If building companies started to collapse, as many in the industry were predicting, the knock-on effects would be catastrophic with thousands of home owners potentially left with nothing more than a concrete slab on their property.
“The situation is only expected to get more severe as the shortage worsens – unless the Federal and State Governments act quickly to address the situation they’ve unintentionally created,” she said.
Mr Pangallo also criticised the State Government for its “unacceptable” delay in making a decision on whether to approve a proposed $40 million deep-water wharf development at Smith Bay on Kangaroo Island.
The harbour is needed to ship an estimated 4.5 million tonnes of timber a year off the island
Mr Pangallo said former Planning Minister, Stephan Knoll, was on the verge of approving the project before his resignation in July last year.
Kangaroo Island Plantation Timber says the only alternative to get timber off the island is for trucks to drive through Kingscote from 6am to 8pm six days a week under a new plan put to the council and the government by T-Ports which wants to load logs on barges then ferry them out to a ship.
Mr Pangallo said that would spell disaster for KI’s central tourism hub and could see two companies withdraw their significant, much-needed tourism and commercial developments on the foreshore.
“Turning Kingscote into a busy industrial port will be an unmitigated disaster for the town and I do not believe the locals have been fully informed of the dire consequences. How the council could endorse this plan without proper consultation with Islanders defies belief,” Mr Pangallo said.

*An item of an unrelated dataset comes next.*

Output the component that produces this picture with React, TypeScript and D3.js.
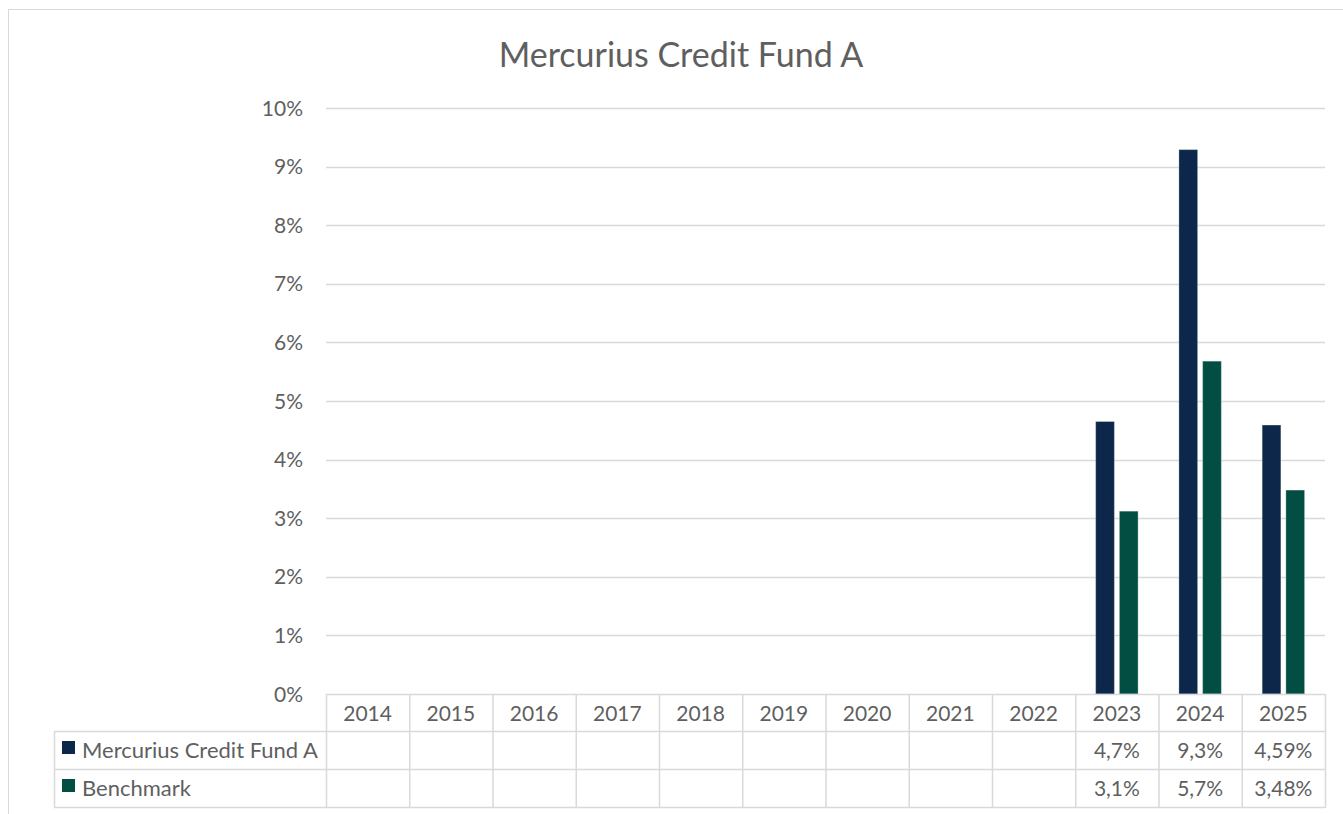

He also repeated his request for Planning Minister, Vickie Chapman, to recuse herself from the final decision-making process given she a sixth-generation local on the island where she remains a landholder and farmer.
“The Minister and her family have significant rural land holdings on Kangaroo Island so any decision she makes one way, or another may be compromised or misinterpreted as a conflict of interest,” Frank said.
“To avoid that, the final decision must be made by another Minister, the Treasurer or the Premier,” he said.